Without the pictures, please reproduce only the lines from the one with "Generate a Python" through the one with "return [l /", both included.

::: Input material :::

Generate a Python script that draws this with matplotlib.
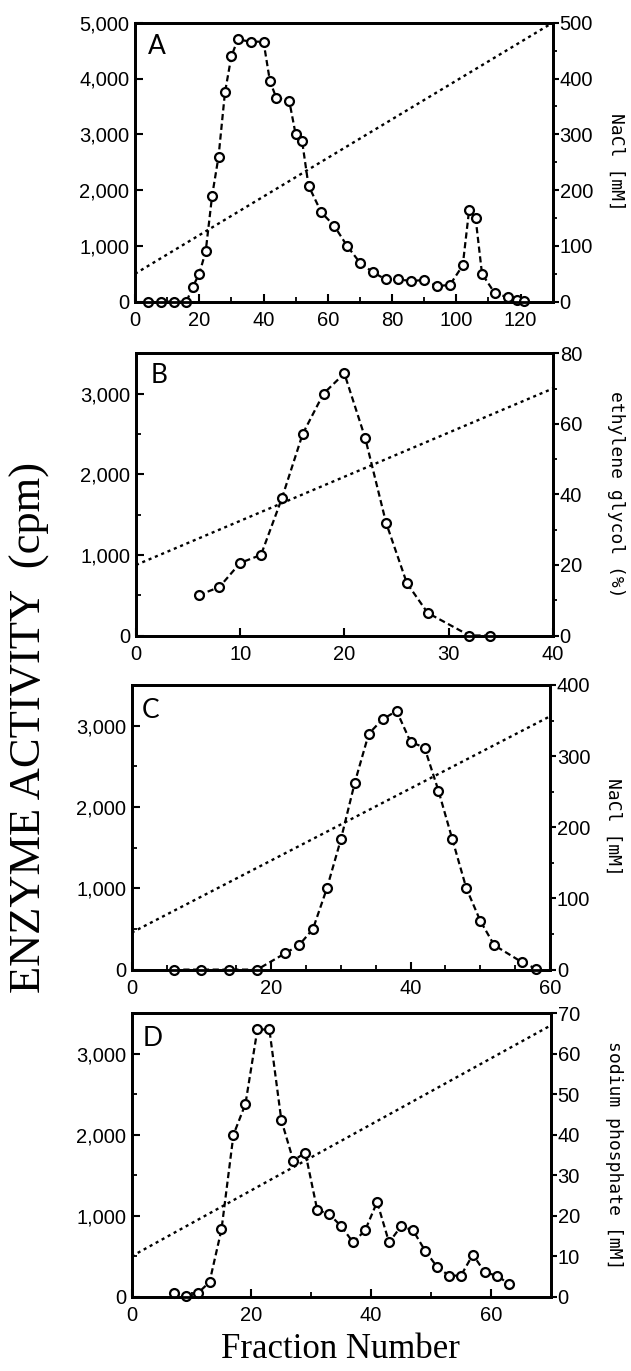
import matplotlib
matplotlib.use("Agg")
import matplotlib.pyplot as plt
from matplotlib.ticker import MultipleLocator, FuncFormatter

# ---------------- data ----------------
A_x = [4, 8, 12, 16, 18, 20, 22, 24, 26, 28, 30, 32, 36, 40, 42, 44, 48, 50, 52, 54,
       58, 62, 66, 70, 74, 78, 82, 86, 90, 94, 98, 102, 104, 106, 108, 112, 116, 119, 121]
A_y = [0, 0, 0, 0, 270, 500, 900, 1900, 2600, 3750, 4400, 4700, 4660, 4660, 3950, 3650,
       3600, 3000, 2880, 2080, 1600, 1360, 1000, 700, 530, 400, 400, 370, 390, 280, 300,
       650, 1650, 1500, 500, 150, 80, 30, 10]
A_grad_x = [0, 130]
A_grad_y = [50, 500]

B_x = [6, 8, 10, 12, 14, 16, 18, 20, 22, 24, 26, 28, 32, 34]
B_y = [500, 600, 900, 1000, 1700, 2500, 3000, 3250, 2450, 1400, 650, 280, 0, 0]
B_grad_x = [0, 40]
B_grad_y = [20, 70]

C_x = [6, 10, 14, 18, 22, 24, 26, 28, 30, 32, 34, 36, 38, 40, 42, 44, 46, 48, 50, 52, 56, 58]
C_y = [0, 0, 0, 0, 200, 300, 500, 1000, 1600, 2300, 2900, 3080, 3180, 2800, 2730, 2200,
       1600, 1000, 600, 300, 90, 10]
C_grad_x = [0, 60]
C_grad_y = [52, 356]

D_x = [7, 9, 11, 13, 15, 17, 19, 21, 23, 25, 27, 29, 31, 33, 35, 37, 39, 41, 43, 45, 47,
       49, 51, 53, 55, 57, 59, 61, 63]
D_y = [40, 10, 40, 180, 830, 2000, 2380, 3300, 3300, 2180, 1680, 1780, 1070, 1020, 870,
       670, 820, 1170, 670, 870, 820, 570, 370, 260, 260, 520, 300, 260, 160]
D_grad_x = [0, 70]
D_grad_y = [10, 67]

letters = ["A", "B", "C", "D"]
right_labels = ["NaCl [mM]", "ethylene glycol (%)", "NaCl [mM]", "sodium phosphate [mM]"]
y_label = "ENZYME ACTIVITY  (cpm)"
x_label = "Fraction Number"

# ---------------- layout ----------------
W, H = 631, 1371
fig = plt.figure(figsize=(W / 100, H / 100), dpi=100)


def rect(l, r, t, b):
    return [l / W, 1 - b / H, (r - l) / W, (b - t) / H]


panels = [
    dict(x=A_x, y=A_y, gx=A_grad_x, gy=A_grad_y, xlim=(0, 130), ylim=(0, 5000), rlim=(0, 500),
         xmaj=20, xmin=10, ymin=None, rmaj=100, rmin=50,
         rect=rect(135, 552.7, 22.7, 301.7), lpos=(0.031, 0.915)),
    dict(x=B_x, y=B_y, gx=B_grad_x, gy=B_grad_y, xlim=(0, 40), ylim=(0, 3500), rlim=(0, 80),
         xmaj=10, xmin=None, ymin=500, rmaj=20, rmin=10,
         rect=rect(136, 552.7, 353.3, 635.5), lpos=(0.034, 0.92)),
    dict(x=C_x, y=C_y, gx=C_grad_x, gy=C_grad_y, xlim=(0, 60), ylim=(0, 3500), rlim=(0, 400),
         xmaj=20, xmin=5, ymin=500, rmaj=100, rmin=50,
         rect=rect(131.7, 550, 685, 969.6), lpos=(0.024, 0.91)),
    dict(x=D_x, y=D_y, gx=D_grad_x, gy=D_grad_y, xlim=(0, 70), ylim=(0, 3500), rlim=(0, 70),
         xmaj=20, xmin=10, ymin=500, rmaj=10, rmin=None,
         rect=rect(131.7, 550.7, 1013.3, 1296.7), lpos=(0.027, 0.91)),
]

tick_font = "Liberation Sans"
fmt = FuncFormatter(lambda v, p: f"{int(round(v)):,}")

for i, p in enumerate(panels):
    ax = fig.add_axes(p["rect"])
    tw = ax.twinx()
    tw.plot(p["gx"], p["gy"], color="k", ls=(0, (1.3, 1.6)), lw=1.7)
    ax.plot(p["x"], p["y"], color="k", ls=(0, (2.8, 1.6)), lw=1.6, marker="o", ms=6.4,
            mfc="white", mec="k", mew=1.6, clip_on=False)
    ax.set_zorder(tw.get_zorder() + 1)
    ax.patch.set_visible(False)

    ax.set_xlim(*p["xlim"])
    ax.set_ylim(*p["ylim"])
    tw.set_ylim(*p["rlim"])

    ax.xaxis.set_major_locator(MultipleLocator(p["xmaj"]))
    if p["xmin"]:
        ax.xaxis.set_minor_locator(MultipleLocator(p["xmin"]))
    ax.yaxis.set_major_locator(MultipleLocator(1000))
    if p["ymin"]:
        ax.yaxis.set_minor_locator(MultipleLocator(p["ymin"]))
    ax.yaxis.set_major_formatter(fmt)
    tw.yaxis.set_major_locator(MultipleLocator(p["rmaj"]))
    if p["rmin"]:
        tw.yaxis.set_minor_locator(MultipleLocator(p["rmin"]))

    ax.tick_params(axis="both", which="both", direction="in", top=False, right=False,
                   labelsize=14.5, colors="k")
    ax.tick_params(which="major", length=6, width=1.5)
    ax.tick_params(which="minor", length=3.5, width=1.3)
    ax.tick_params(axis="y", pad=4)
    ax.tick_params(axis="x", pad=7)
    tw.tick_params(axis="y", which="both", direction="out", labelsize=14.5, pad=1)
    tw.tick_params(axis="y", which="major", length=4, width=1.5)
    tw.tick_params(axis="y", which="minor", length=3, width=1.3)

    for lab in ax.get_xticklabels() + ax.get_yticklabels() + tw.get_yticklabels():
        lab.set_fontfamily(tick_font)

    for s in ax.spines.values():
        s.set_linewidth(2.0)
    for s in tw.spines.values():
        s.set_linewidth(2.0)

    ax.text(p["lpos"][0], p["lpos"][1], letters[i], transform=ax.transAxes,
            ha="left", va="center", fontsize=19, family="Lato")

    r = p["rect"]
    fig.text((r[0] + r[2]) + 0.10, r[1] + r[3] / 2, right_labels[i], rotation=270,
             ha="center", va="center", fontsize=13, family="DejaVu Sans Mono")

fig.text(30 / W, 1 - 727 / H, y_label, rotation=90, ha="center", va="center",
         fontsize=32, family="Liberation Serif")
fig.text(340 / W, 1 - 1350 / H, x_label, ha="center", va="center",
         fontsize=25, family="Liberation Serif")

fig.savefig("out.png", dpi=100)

:::
::: Input material :::

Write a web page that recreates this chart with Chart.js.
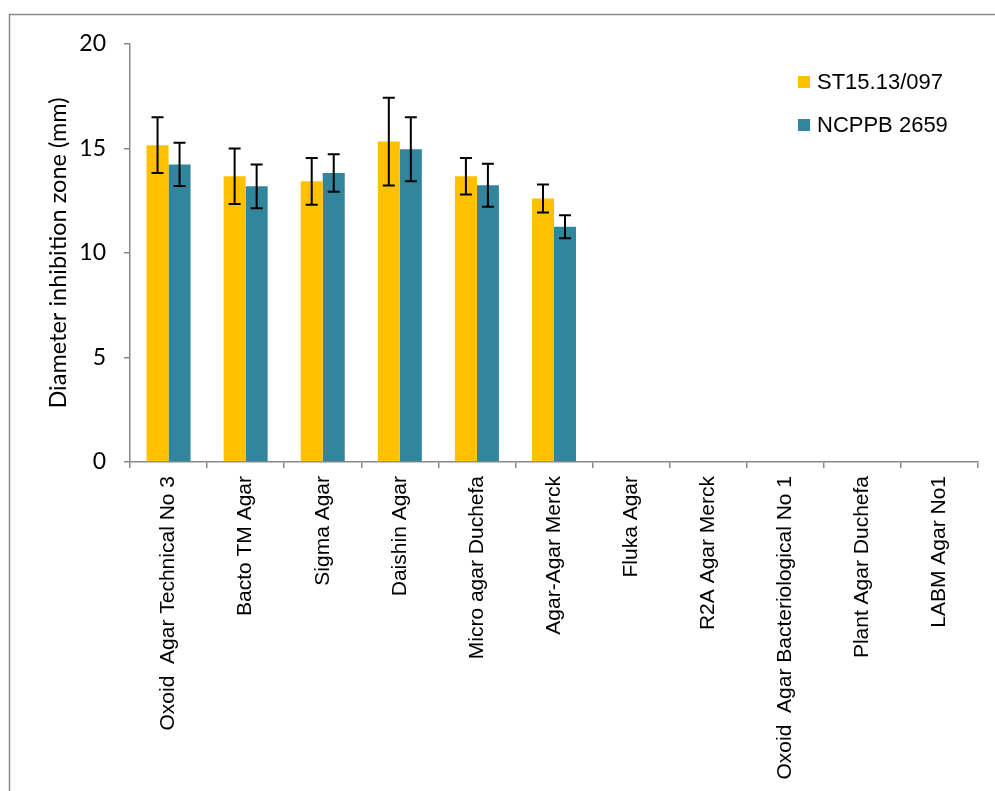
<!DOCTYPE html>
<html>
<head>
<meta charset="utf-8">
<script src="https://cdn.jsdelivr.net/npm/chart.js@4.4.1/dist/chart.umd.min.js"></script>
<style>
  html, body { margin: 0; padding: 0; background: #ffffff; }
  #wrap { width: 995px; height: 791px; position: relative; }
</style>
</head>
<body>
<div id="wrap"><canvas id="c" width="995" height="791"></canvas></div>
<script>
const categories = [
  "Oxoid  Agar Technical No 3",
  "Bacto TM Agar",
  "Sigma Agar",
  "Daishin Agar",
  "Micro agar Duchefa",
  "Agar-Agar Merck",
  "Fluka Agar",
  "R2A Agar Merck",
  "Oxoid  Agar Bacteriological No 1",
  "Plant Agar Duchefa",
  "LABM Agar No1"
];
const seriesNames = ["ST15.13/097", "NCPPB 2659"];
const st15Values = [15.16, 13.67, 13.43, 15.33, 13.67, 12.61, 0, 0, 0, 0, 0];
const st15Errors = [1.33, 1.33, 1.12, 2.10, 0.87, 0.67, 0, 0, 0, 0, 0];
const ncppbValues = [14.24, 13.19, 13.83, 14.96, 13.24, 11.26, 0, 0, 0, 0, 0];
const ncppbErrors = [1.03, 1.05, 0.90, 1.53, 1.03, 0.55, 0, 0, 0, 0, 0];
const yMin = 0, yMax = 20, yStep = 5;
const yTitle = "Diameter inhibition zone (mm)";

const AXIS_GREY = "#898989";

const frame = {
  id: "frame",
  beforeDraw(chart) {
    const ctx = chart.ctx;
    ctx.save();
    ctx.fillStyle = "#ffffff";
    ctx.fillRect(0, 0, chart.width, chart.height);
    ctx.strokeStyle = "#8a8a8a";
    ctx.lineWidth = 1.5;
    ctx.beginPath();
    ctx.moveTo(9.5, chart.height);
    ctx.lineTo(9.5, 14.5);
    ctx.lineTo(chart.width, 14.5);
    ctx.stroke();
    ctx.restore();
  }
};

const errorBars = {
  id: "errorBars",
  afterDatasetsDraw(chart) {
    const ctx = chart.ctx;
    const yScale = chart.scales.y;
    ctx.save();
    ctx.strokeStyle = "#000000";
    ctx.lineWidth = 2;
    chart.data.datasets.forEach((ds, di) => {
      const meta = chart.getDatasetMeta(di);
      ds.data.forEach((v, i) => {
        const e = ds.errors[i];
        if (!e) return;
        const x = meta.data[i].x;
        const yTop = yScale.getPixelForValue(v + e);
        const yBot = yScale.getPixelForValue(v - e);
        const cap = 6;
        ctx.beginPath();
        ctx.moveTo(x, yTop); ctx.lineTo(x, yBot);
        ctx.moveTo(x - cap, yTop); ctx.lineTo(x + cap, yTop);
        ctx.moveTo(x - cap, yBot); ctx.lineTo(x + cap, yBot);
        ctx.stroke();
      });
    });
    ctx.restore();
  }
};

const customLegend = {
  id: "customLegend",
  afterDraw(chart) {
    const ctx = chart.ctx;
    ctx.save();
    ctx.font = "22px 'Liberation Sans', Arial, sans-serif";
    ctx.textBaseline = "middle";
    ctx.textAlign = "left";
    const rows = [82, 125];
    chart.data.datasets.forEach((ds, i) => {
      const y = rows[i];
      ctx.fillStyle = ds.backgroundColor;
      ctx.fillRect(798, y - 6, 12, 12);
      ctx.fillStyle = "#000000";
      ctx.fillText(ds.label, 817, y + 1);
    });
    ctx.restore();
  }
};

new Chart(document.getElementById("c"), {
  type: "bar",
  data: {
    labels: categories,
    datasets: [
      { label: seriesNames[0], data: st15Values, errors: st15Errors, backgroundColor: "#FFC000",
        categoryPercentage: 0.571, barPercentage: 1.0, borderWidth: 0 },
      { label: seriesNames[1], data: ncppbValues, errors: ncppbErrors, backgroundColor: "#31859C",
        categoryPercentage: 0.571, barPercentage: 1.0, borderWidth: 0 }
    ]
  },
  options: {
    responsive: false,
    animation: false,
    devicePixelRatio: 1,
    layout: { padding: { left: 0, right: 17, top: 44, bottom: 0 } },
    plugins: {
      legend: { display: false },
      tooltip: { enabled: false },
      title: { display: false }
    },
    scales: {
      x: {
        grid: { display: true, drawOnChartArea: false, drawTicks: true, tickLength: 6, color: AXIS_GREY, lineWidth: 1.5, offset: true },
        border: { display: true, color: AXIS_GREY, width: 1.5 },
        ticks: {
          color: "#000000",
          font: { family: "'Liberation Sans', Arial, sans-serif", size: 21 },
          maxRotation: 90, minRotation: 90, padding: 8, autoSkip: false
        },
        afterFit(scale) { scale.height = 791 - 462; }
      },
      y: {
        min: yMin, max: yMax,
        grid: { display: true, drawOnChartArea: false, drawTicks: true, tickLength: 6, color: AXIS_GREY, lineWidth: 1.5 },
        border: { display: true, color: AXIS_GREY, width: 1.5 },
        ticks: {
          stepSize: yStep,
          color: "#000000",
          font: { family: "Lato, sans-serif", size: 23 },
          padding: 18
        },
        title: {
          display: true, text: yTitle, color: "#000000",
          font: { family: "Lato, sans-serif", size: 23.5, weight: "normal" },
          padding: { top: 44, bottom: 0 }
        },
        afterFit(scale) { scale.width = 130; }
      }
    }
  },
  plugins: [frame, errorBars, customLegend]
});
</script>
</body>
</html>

:::
::: Input material :::

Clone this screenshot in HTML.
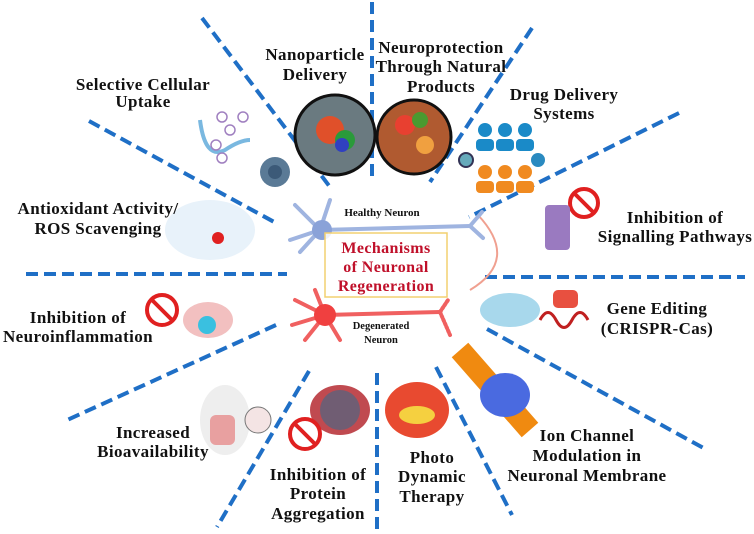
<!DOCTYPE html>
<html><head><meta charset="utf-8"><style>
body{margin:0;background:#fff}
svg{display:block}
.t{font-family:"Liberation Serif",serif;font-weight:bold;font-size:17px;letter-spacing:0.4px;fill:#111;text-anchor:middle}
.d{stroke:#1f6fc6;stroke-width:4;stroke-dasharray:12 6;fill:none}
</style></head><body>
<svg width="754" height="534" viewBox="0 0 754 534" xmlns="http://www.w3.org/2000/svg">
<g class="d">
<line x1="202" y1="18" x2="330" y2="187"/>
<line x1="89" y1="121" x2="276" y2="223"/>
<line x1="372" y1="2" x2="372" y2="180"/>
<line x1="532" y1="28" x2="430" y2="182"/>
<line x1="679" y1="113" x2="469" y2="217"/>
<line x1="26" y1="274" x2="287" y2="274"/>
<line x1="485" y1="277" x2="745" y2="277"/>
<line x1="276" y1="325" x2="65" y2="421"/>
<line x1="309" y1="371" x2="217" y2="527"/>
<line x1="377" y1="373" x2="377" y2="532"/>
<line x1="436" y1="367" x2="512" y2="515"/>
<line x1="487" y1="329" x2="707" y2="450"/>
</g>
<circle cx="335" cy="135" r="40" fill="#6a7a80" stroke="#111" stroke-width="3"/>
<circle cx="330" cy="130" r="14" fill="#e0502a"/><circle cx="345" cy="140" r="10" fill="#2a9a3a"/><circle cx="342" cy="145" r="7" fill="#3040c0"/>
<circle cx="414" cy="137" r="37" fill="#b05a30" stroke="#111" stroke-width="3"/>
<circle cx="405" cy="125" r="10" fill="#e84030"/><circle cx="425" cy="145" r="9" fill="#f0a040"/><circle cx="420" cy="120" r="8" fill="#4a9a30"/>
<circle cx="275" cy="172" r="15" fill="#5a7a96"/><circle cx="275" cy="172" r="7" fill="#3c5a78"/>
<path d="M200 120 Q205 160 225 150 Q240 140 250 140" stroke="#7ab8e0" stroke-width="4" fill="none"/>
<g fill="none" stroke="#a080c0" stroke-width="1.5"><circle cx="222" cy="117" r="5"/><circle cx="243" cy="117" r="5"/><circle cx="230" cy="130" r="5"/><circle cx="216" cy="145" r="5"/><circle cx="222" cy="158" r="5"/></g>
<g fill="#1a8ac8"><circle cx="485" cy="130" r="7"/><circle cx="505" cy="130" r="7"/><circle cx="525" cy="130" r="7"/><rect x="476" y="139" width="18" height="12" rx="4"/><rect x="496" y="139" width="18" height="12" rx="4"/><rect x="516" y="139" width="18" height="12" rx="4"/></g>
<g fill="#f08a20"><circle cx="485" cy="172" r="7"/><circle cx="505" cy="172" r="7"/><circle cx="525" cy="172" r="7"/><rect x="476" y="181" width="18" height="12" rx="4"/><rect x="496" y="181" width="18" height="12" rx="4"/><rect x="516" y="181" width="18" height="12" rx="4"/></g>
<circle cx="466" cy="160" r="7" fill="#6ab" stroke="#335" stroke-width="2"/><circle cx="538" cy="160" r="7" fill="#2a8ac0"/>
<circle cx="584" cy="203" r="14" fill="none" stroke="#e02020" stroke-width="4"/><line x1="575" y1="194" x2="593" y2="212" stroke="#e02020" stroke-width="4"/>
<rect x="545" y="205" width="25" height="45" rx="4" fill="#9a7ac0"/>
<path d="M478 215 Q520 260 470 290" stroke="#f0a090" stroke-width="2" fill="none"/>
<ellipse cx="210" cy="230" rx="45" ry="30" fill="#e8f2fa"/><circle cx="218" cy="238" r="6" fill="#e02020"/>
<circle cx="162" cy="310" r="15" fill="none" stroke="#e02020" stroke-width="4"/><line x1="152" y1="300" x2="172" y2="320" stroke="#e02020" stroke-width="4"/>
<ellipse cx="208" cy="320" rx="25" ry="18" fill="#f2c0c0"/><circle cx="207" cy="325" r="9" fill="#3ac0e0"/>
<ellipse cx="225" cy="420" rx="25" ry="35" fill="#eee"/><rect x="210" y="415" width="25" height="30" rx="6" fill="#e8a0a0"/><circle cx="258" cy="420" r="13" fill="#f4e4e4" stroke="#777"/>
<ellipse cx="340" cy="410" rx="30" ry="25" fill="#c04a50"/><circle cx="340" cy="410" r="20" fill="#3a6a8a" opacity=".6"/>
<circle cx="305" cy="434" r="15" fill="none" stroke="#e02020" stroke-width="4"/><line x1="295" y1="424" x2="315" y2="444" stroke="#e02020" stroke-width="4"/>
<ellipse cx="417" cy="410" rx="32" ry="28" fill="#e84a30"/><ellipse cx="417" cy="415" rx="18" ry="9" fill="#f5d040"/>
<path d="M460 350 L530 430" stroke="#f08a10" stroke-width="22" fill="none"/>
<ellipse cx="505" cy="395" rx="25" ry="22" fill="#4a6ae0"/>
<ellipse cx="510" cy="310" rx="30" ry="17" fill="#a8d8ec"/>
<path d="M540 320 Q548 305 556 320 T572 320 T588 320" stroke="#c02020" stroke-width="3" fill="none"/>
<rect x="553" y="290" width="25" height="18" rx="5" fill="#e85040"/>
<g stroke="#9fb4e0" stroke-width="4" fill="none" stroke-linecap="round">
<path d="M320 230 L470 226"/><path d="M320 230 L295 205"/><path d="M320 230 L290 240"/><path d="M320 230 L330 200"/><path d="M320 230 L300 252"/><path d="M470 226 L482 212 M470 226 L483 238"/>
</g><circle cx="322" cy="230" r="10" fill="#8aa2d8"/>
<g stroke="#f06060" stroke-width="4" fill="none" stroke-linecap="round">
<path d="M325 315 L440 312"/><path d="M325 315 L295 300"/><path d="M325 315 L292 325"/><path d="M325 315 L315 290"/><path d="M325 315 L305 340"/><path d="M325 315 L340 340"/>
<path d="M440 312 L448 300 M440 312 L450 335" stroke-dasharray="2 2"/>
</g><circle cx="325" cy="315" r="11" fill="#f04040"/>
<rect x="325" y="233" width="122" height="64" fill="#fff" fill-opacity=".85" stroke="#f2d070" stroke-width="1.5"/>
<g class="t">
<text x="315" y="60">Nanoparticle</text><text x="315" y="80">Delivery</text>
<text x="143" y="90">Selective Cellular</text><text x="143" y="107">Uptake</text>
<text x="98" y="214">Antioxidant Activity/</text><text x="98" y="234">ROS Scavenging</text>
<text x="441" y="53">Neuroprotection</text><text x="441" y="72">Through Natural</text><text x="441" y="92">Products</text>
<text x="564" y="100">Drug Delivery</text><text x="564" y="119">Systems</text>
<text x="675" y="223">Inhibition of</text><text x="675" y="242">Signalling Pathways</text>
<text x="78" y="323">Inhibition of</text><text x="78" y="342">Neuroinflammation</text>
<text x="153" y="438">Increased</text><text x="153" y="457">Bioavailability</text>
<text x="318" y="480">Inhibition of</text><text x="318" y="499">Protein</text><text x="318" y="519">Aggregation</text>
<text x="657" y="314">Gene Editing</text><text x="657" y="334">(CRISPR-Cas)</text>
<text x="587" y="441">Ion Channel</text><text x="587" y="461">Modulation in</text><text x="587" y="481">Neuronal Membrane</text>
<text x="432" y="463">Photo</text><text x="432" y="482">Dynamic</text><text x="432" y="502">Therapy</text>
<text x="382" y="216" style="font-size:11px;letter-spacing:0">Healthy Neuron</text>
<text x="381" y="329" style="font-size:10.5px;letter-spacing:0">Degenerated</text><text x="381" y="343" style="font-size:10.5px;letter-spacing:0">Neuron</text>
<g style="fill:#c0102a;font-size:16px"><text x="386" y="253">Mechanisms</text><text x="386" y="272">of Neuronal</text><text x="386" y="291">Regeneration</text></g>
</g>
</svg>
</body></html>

:::

◆ **Exercise response**:
Generate a Python script that draws this with matplotlib.
import matplotlib
matplotlib.use("Agg")
import matplotlib.pyplot as plt
from matplotlib.ticker import MultipleLocator, FuncFormatter

# ---------------- data ----------------
A_x = [4, 8, 12, 16, 18, 20, 22, 24, 26, 28, 30, 32, 36, 40, 42, 44, 48, 50, 52, 54,
       58, 62, 66, 70, 74, 78, 82, 86, 90, 94, 98, 102, 104, 106, 108, 112, 116, 119, 121]
A_y = [0, 0, 0, 0, 270, 500, 900, 1900, 2600, 3750, 4400, 4700, 4660, 4660, 3950, 3650,
       3600, 3000, 2880, 2080, 1600, 1360, 1000, 700, 530, 400, 400, 370, 390, 280, 300,
       650, 1650, 1500, 500, 150, 80, 30, 10]
A_grad_x = [0, 130]
A_grad_y = [50, 500]

B_x = [6, 8, 10, 12, 14, 16, 18, 20, 22, 24, 26, 28, 32, 34]
B_y = [500, 600, 900, 1000, 1700, 2500, 3000, 3250, 2450, 1400, 650, 280, 0, 0]
B_grad_x = [0, 40]
B_grad_y = [20, 70]

C_x = [6, 10, 14, 18, 22, 24, 26, 28, 30, 32, 34, 36, 38, 40, 42, 44, 46, 48, 50, 52, 56, 58]
C_y = [0, 0, 0, 0, 200, 300, 500, 1000, 1600, 2300, 2900, 3080, 3180, 2800, 2730, 2200,
       1600, 1000, 600, 300, 90, 10]
C_grad_x = [0, 60]
C_grad_y = [52, 356]

D_x = [7, 9, 11, 13, 15, 17, 19, 21, 23, 25, 27, 29, 31, 33, 35, 37, 39, 41, 43, 45, 47,
       49, 51, 53, 55, 57, 59, 61, 63]
D_y = [40, 10, 40, 180, 830, 2000, 2380, 3300, 3300, 2180, 1680, 1780, 1070, 1020, 870,
       670, 820, 1170, 670, 870, 820, 570, 370, 260, 260, 520, 300, 260, 160]
D_grad_x = [0, 70]
D_grad_y = [10, 67]

letters = ["A", "B", "C", "D"]
right_labels = ["NaCl [mM]", "ethylene glycol (%)", "NaCl [mM]", "sodium phosphate [mM]"]
y_label = "ENZYME ACTIVITY  (cpm)"
x_label = "Fraction Number"

# ---------------- layout ----------------
W, H = 631, 1371
fig = plt.figure(figsize=(W / 100, H / 100), dpi=100)


def rect(l, r, t, b):
    return [l / W, 1 - b / H, (r - l) / W, (b - t) / H]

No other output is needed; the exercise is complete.